The following 2006 editorial discouraged state legislators from passing a bill in response to the 2005 Metrolink crash:

June 27, 2006
Way off track

ON JAN. 26, 2005, AN APPARENTLY SUICIDAL motorist parked his SUV across train tracks near Glendale, causing a horrific accident that killed 11 passengers and injured 180 others. Today, a state Senate committee is scheduled to consider a bill that its sponsors say could help avert such tragedies in the future. The committee should reject it.

A special committee on rail safety headed by Assembly Majority Leader Dario Frommer (D-Glendale) has considered the results of studies performed in the wake of the disaster and crafted a bill now before the Senate Committee on Transportation and Housing. The bill would force rail lines to close off the first 10 rows of the lead cars in so-called push trains, in which the train is pushed from behind by a locomotive rather than pulled, and end push-mode operations entirely in 2010.

The bill might soothe the grieving with a feeling that all those deaths had at least resulted in a law that would save lives in the future. More likely, however, is that the measure would be costly and result in reductions in rail service without necessarily improving safety.

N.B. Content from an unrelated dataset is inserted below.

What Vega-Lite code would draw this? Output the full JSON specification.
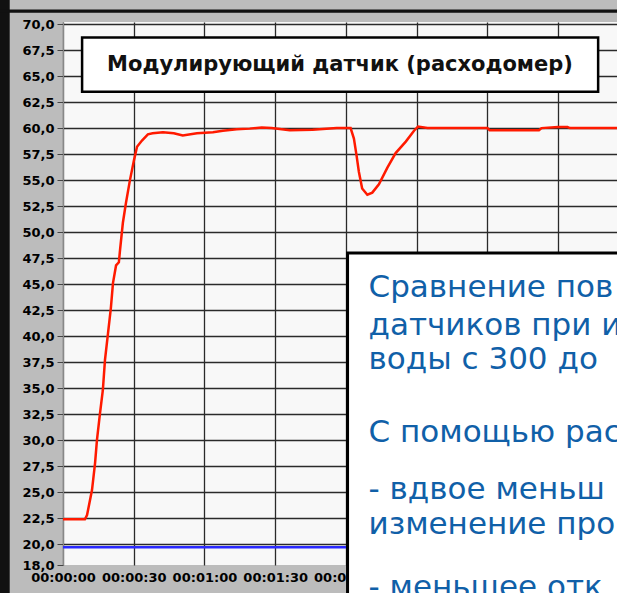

A study by the Federal Railroad Administration found that push mode doesn't result in more derailments than pull mode. Supporters of a ban say the study considered only the likelihood of derailment, not the extent of injuries. Data do show more deaths in crashes involving trains in push mode, but there have been too few incidents to reach firm conclusions. A final version of the report released Monday contained computer modeling of the Glendale crash and concluded that it would have been just as deadly with a locomotive in front.

Rail operators estimate that it would cost more than $200 million to buy enough locomotives to put them at both ends of California's commuter trains, which could be necessary if push mode were banned. Other options could cost even more. For example, railroads could build "wye" tracks, which are configured like the letter Y and allow trains to reverse direction by performing something like a three-point turn. But a Metrolink spokeswoman says it would take a parcel of land the size of Dodger Stadium for a single wye, and Metrolink alone would need 21 of them. Even if the land were available, which it isn't, it would be prohibitively expensive.

The state is obliged to pay the mandated costs of its legislation, but that's a tricky proposition. It is notoriously difficult to get the Legislature to reimburse agencies and municipalities for the cost of complying with its laws. If rail services like Metrolink have to pay the cost, it may mean reductions in service.

Further, design improvements may be about to render the issue moot. Metrolink has ordered 87 new cars, scheduled to arrive by 2010, that are said to be far superior to current models, incorporating new safety features such as energy-absorbing technology and better seating configurations. If the safety difference between push and pull trains is murky now, it will get even murkier when these cars come online.

If the bill would produce measurable improvements in safety, it would be worth the price. There is no evidence that it would. To head off future crashes, the Legislature should focus on things that could actually make a difference, such as more barriers to keep cars off the tracks and more grade separations where roads and tracks meet. But the state's transportation system should not be hobbled because of one man's apparent attempt to commit suicide.